Integrating patient-reported data from multiple sources into registries and research databases for inflammatory bowel disease

Description

Great opportunities exist for remote, electronic, longitudinal capture of patient-reported outcomes (PROs) directly using questionnaires (ePROMs) as part of routine clinical care, thereby enhancing the potential to include PROs in clinical trials. However, the fragmented nature of NHS IT and electronic patient record (EPR) systems and uncoordinated rise of patient-facing data collection tools (apps, portals, web-based tools) with multiple systems for collecting patient-reported data driven by NHS organisations, EPR providers, 3rd party vendors (e.g. condition-specific apps), registries and research databases, is problematic. There is a lack of standardisation and inter-operability.

Realising the benefits of ePROM data for research, and engaging patients as active participants in registries and research databases, requires diverse systems to be integrated into emerging repositories of data with appropriate consent and data security. Most research projects use a singular online patient survey system rather than leveraging locally-deployed tools integrated into clinical care and IT infrastructures. Unanswered questions relate to: i) the feasibility of doing this for data captured in diverse systems; ii) the reliability of data from different sources; iii) the performance of ePROMs across different systems; and iv) factors associated with successful longitudinal monitoring of PROs. (patient factors, IT system factors). There are opportunities to develop better ways to automate the integration of data into existing clinical datasets and to create algorithms to derive compositive outcome measures by linking patient-reported, clinician-reported and other data feeds. Methods are needed to verify data quality and resolve discrepancies between patient- and clinical-reported data.
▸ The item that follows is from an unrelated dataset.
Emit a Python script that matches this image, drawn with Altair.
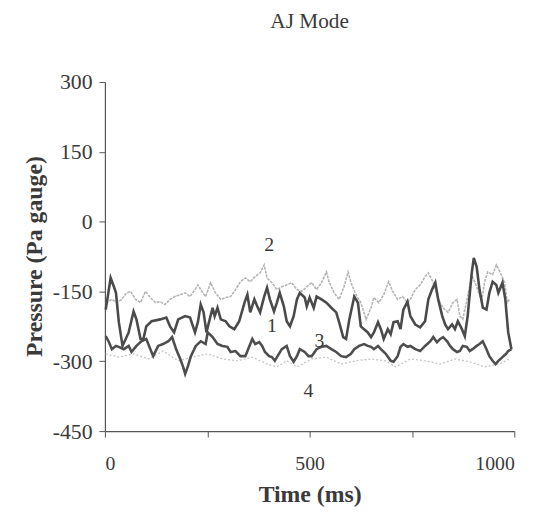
import altair as alt
import pandas as pd

# ---- data (time in ms, pressure in Pa gauge) ----
s1_time = [2, 14, 22, 27, 34, 43, 58, 70, 77, 87, 94, 101, 114, 135, 150, 159, 169, 179, 196, 208,
           220, 227, 234, 241, 248, 263, 268, 275, 283, 295, 304, 316, 328, 341, 348, 355, 365, 372,
           379, 389, 396, 403, 413, 420, 427, 437, 444, 452, 461, 469, 476, 488, 493, 500, 510, 517,
           529, 541, 553, 565, 572, 582, 589, 597, 609, 618, 625, 633, 642, 650, 657, 667, 674, 681,
           691, 698, 705, 715, 722, 729, 739, 746, 758, 770, 782, 790, 799, 807, 814, 824, 831, 838,
           848, 855, 862, 872, 879, 886, 896, 901, 908, 915, 923, 932, 939, 947, 956, 961, 971, 978,
           985, 993]
s1_pressure = [-189, -121, -140, -153, -216, -267, -238, -193, -210, -252, -252, -225, -214, -210, -206,
               -225, -238, -210, -203, -206, -238, -216, -178, -195, -238, -185, -203, -185, -210, -214,
               -225, -231, -214, -174, -157, -195, -167, -182, -195, -161, -142, -167, -193, -174, -153,
               -182, -214, -225, -203, -167, -153, -163, -182, -163, -185, -161, -167, -174, -185, -195,
               -216, -248, -252, -210, -161, -174, -225, -231, -238, -248, -238, -216, -231, -252, -231,
               -242, -216, -214, -231, -189, -172, -203, -221, -227, -214, -167, -146, -131, -167, -203,
               -221, -231, -221, -231, -214, -231, -246, -203, -110, -78, -97, -146, -185, -189, -153,
               -129, -136, -153, -131, -167, -238, -274]

s2_time = [2, 17, 29, 41, 53, 63, 75, 87, 99, 111, 123, 135, 147, 159, 171, 184, 196, 208, 220, 227,
           239, 246, 258, 270, 283, 295, 307, 319, 331, 343, 355, 367, 379, 389, 396, 408, 420, 432,
           444, 456, 469, 481, 493, 505, 517, 529, 541, 548, 560, 572, 584, 594, 601, 613, 625, 638,
           650, 657, 669, 681, 693, 703, 715, 727, 739, 746, 758, 770, 782, 790, 802, 814, 826, 838,
           850, 860, 867, 874, 886, 896, 908, 920, 927, 935, 947, 956, 966, 976, 983, 988]
s2_pressure = [-175, -167, -174, -167, -153, -150, -167, -174, -150, -163, -174, -172, -178, -167, -161,
               -157, -153, -161, -146, -136, -153, -161, -131, -153, -167, -163, -161, -146, -129, -121,
               -129, -118, -110, -93, -121, -131, -146, -140, -136, -131, -146, -150, -140, -131, -146,
               -131, -108, -131, -153, -167, -140, -108, -131, -157, -174, -210, -185, -163, -174, -157,
               -129, -150, -167, -161, -174, -167, -146, -136, -118, -110, -131, -167, -185, -195, -174,
               -167, -203, -210, -161, -114, -140, -172, -131, -108, -114, -93, -110, -131, -174, -167]

s3_time = [2, 10, 17, 27, 34, 46, 58, 65, 77, 89, 101, 111, 118, 130, 142, 155, 164, 174, 184, 191,
           196, 203, 210, 222, 234, 246, 251, 263, 275, 287, 299, 307, 319, 331, 343, 353, 360, 367,
           377, 384, 391, 401, 408, 415, 425, 432, 444, 452, 461, 469, 476, 488, 497, 505, 517, 529,
           541, 553, 565, 577, 589, 601, 609, 621, 633, 642, 650, 657, 667, 674, 686, 698, 705, 715,
           722, 729, 739, 746, 758, 770, 782, 795, 802, 811, 819, 826, 836, 843, 850, 860, 867, 874,
           884, 891, 898, 908, 915, 923, 932, 939, 947, 954, 961, 971, 980, 985, 993]
s3_pressure = [-246, -259, -274, -267, -269, -274, -267, -280, -267, -257, -252, -274, -289, -267, -263,
               -257, -248, -274, -295, -312, -327, -310, -289, -267, -257, -263, -238, -248, -263, -267,
               -269, -280, -278, -289, -289, -267, -252, -263, -259, -267, -280, -289, -291, -299, -284,
               -274, -267, -289, -301, -289, -274, -280, -289, -289, -274, -269, -267, -274, -280, -289,
               -291, -284, -274, -267, -263, -267, -269, -274, -267, -274, -284, -299, -301, -289, -269,
               -263, -269, -267, -274, -278, -267, -257, -248, -259, -252, -248, -257, -267, -274, -280,
               -278, -267, -269, -278, -274, -267, -263, -257, -274, -289, -299, -306, -299, -291, -284,
               -278, -274]

s4_time = [2, 34, 70, 106, 142, 179, 215, 251, 287, 324, 360, 396, 420, 444, 469, 505, 541, 577, 613,
           650, 686, 710, 746, 782, 819, 855, 891, 927, 963, 988]
s4_pressure = [-284, -291, -284, -295, -278, -299, -291, -284, -295, -299, -291, -306, -312, -299, -312,
               -295, -291, -306, -299, -295, -299, -312, -295, -299, -306, -295, -301, -312, -306, -295]

label_text = ["1", "2", "3", "4"]
label_time = [408, 401, 524, 497]
label_pressure = [-225, -51, -257, -365]

x_ticks = [0, 250, 500, 750, 1000]
y_ticks = [300, 150, 0, -150, -300, -450]


def frame(t, p, name):
    return pd.DataFrame({"time": t, "pressure": p, "series": name})


df1 = frame(s1_time, s1_pressure, "1")
df2 = frame(s2_time, s2_pressure, "2")
df3 = frame(s3_time, s3_pressure, "3")
df4 = frame(s4_time, s4_pressure, "4")
labels = pd.DataFrame({"text": label_text, "time": label_time, "pressure": label_pressure})

FONT = "Liberation Serif"

x_enc = alt.X(
    "time:Q",
    scale=alt.Scale(domain=[0, 1000], nice=False, zero=False),
    axis=alt.Axis(
        values=x_ticks,
        labelExpr="datum.value % 500 == 0 ? '' + datum.value : ''",
        title="Time (ms)", labelFontSize=20, labelPadding=17, tickSize=6,
        titleX=207, titleY=64, titleBaseline="middle", titleAlign="center",
    ),
)
y_enc = alt.Y(
    "pressure:Q",
    scale=alt.Scale(domain=[-450, 300], nice=False, zero=False),
    axis=alt.Axis(
        values=y_ticks, labelExpr="'' + datum.value", title="Pressure  (Pa gauge)",
        labelFontSize=22, labelPadding=7, tickSize=6,
        titleX=-71, titleY=176, titleAngle=-90, titleBaseline="middle", titleAlign="center",
    ),
)


def line(df, color, width, dash=None):
    kw = dict(color=color, strokeWidth=width, interpolate="linear")
    if dash:
        kw["strokeDash"] = dash
    return alt.Chart(df).mark_line(**kw).encode(
        x=alt.X("time:Q"), y=alt.Y("pressure:Q"), order="time:Q"
    )


base_light2 = alt.Chart(df2).mark_line(color="#b4b4b4", strokeWidth=1.6, strokeDash=[3, 1]).encode(
    x=x_enc, y=y_enc, order="time:Q"
)
light4 = line(df4, "#c4c4c4", 1.3, [2, 2])
dark3 = line(df3, "#4e4e4e", 2.6)
dark1 = line(df1, "#4a4a4a", 2.6)

text = alt.Chart(labels).mark_text(
    font=FONT, fontSize=20, color="#3a3a3a", align="center", baseline="middle"
).encode(x="time:Q", y="pressure:Q", text="text:N")

chart = alt.layer(base_light2, light4, dark3, dark1, text).properties(
    width=414,
    height=353,
    autosize=alt.AutoSizeParams(type="none"),
    padding={"left": 98, "top": 72, "right": 30, "bottom": 80},
    title=alt.TitleParams(
        "AJ Mode", font=FONT, fontSize=21.5, fontWeight="normal", color="#3a3a3a",
        anchor="middle", baseline="alphabetic", offset=22,
    ),
).configure_view(stroke=None).configure_axis(
    grid=False,
    domainColor="#555555",
    tickColor="#555555",
    domainWidth=1.2,
    labelFont=FONT,
    labelColor="#3a3a3a",
    titleFont=FONT,
    titleFontSize=24,
    titleFontWeight="bold",
    titleColor="#3a3a3a",
)

chart.save("out.html", embed_options={"renderer": "svg", "actions": False})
Using the exemplar condition of IBD, the student will undertake surveys (and/or semi-structured interviews) of clinicians and EPR/App providers to map diversity and coverage of ePROM collection tools in use, their content (choice of PRO instruments and other patient-generated data), extent of EPR integration, information governance and status of sharing and linkage with national data repositories (IBD Registry, HDR UK Gut Reaction). This will enable the student to identify addition research gaps, depending on their interests and experience. These may include: technical and human factors associated with successful or unsuccessful local deployment of different ePROM systems; equivalence of ePROM performance across varied methods of capture; understanding barriers and facilitators to the central integration of multi-source ePROM data into national data repositories; algorithms to support integration of patient- and clinician-reported outcome data to derive end-points.

Supervision

Keith Bodger brings experience of PROM development in IBD, lead roles in national repositories (UK IBD Registry) with international research links with clinical registries collecting ePROMs. Paula Williamson has wide-ranging expertise in clinical trials (including core outcome sets), with experience in trials both using ePROM data and not. Gemma Cherry brings extensive experience of qualitative research methods.

Further Opportunities

This iCASE studentship offers industry placement with AIMES, a cloud-based data science infrastructure company spun-out of UoL. AIMES hosts data both for the HDR UK Digital Innovation Hub for IBD (Gut Reaction) and the UK Inflammatory Bowel Disease Registry, with the studentship benefiting from research access to patient survey data collected via the registry. The company provides services and solutions to support the collection, secure storage, curation, and analysis of data s expertise in cloud-based infrastructure, physical and systems security, data governance and data standards within the healthcare field, with experience of integrating data from heterogenous sources and systems and supporting distributed applications.

Together with the student, we will recruit two patient research partners to advise either through local IBD patient panel at Liverpool University Hospital Foundation Trust or via established links with Crohn’s & Colitis UK.         

HOW TO APPLY

You are applying for a PhD studentship from the MRC TMRP DTP. A list of potential projects and the application form is available online at:

http://www.methodologyhubs.mrc.ac.uk/about/tmrp-doctoral-training-partnership/

Please complete the form fully. Incomplete forms will not be considered. CVs will not be accepted for this scheme.

Please apply giving details for your first choice project. You can provide details of up to two other TMRP DTP projects you may be interested in at section B of the application form.

Before making an application, applicants should contact the project supervisor to find out more about the project and to discuss their interests in the research before 09 January 2023.

The deadline for applications is 4pm (GMT) 16 January 2023. Late applications will not be considered.

Completed application forms must be returned to: 

Informal enquiries may be made to Dr Keith Bodger - 

 

 

Availability

Open to students worldwide

Funding information

Funded studentship

Studentships are funded by the Medical Research Council (MRC) for 3 years. Funding will cover tuition fees at the UK rate only, a Research Training and Support Grant (RTSG) and stipend. We aim to support the most outstanding applicants from outside the UK and are able to offer a limited number of bursaries that will enable full studentships to be awarded to international applicants. These full studentships will only be awarded to exceptional quality candidates, due to the competitive nature of this scheme.